Not exactly about fitting the OEM exhaust, but I see there is also lot of exhaust competence in this forum. I recognize the challenges of assembly when I installed my OEM silencer. Keeping everything loose until it was fitted did the trick to me. I replaced Cobra 4-4 pipes with a perfect OEM silencer, no rust or dents at all. It followed the bike, and it looks new. The problem is a very annoying sound at certain RPM's. I am sure it is from vibrating heat shields, getting in contact at certain rpms. But I have not been sucessful in finding the exact location, and correct it. Any tips on how to proceed?
 
Not exactly about fitting the OEM exhaust, but I see there is also lot of exhaust competence in this forum. I recognize the challenges of assembly when I installed my OEM silencer. Keeping everything loose until it was fitted did the trick to me. I replaced Cobra 4-4 pipes with a perfect OEM silencer, no rust or dents at all. It followed the bike, and it looks new. The problem is a very annoying sound at certain RPM's. I am sure it is from vibrating heat shields, getting in contact at certain rpms. But I have not been sucessful in finding the exact location, and correct it. Any tips on how to proceed?
Unfortunately our friend Nibsy has bought a slightly short exhaust, i know cause i bought a short one also, and the graphite seals get torn up trying to get it fitted and clamped. I’ve fitted many exhausts on cars and bikes and Nibsy is up against it with this one as he cannot get height either. Yes you keep everything loose if you can, and tighten only when you know its not hitting anywhere it should not, or you get a rumble through the vehicle, sometimes at startup and at certain rpm’s.

I got rattling from the heat shields just below your feet, and pushed pencil erasers ✏️ under them, okay now! I’ve always found it very difficult to find rattles on vehicles, especially when you only get them when moving. I could suggest stupid things to try that drunk people say around camp fires, but it would be interesting if someone had a routine for this. 🤔
 
Not exactly about fitting the OEM exhaust, but I see there is also lot of exhaust competence in this forum. I recognize the challenges of assembly when I installed my OEM silencer. Keeping everything loose until it was fitted did the trick to me. I replaced Cobra 4-4 pipes with a perfect OEM silencer, no rust or dents at all. It followed the bike, and it looks new. The problem is a very annoying sound at certain RPM's. I am sure it is from vibrating heat shields, getting in contact at certain rpms. But I have not been sucessful in finding the exact location, and correct it. Any tips on how to proceed?
I want to raise a couple of things.

Yes to 'keeping things loose until it was fitted' so connections can be made properly. That's what I suggested earlier.

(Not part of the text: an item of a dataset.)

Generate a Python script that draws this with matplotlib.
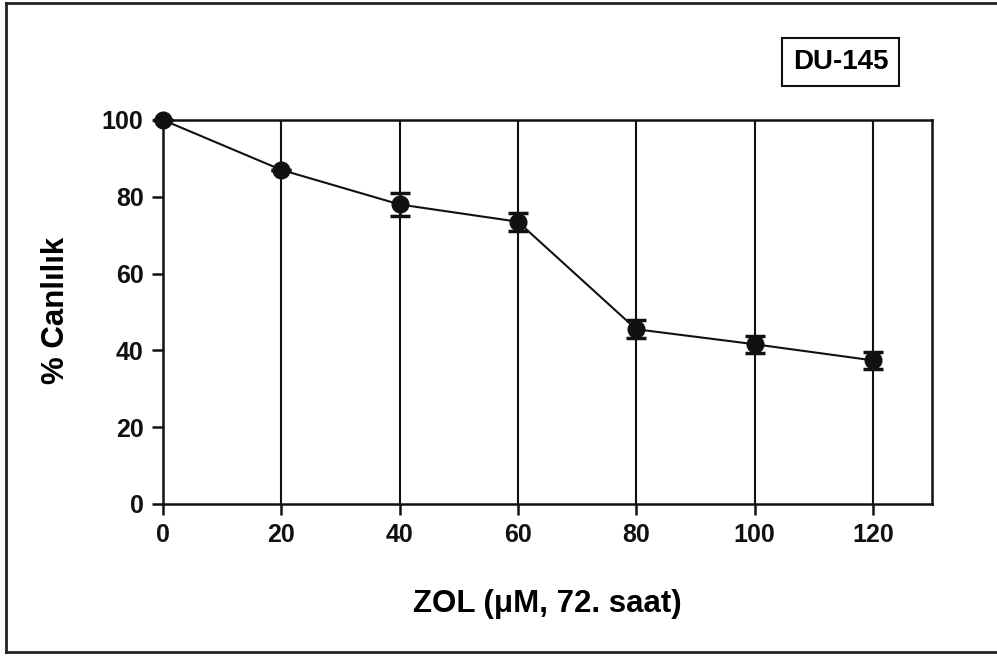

Next, please inform us about your riding impressions post Cobra 4-into-4 removal. Topics to be mentioned: throttle response, jetting changes (did you check for them, what did you find, if you did, and what were they changed-to?) seat-of-the-pants riding impressions, VBoost function pre/post-operation, and any other relevant material. "Inquiring minds want to-know."

My experience is that the vanity collars at the points of attachment for the rear cylinders are not very-robust in their screws' dimensions, and I've not-attempted a re-fit of them.

About vibrating heat shields, all I could suggest is examining for contact where there shouldn't be-any, and perhaps a bit of cold-setting to gain clearances, or a bit of filing/grinding may-be indicated, if re-positioning of components doesn't achieve the non-interference/silence you seek.

The OEM headers are supposed to be double-walled, and in older bikes if the pipes have a broken/rusted weld holding them , one fix is putting an inconspicuous dent into them wherever the pipes seem to be resonating. It appears something like that may-not be your issue, as you have scored a 'in-good-shape' OEM system for installation (barring a manufacturing defect).

(88) Stock exhaust replacement | Yamaha Star V-Max VMAX Motorcycle Discussion Forum (vmaxforum.net)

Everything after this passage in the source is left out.